THE FATIGUE AND FRACTURE BEHAVIOR OF MICRON-RUBBER AND NANO-SILICA PARTICLES MODIFIED EPOXY POLYMER

Abstract

A thermosetting epoxy polymer was hybrid-modified by incorporating 9 wt.% of CTBN rubber microparticles and 10 wt.% of silica nanoparticles. The resin was poured into steel mould and cured to produce bulk epoxy polymer sheets from which fatigue test specimens were machined. The total fatigue life of the hybrid-modified epoxy polymer was determined by conducting constant amplitude fatigue tests with dog-bone shaped test specimens, at a stress ratio, R = σ min /σ max = 0.1, using a sinusoidal waveform at a frequency of 3 Hz.
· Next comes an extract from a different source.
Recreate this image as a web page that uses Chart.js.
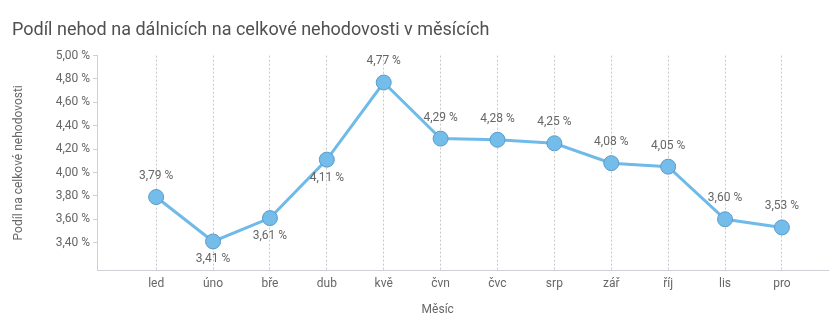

Further, the fatigue crack growth behavior of the hybrid-modified epoxy polymer, at a stress ratio, R = 0.1, was determined using a standard 50 mm wide compact tension specimen. The fatigue fracture surfaces were observed using a scanning electron microscope. The cyclic fracture toughness of the hybrid-modified epoxy polymer, estimated from the fracture surface analysis, correlated well with the reported values of the toughness; which was significantly greater than that of the neat epoxy polymer. The energy dissipating micromechanisms of, (i) rubber particle cavitation and plastic deformation of the surrounding material, and (ii) silica nanoparticle debonding followed by plastic void growth, were observed to be operative, resulting in an improved fracture toughness. The fatigue crack initiation and propagation lives were determined from the experimental data. The enhanced capability to withstand longer crack lengths, due to the improved toughness together with the retarded crack growth rate, were observed to enhance the total fatigue life of the hybrid-modified epoxy polymer.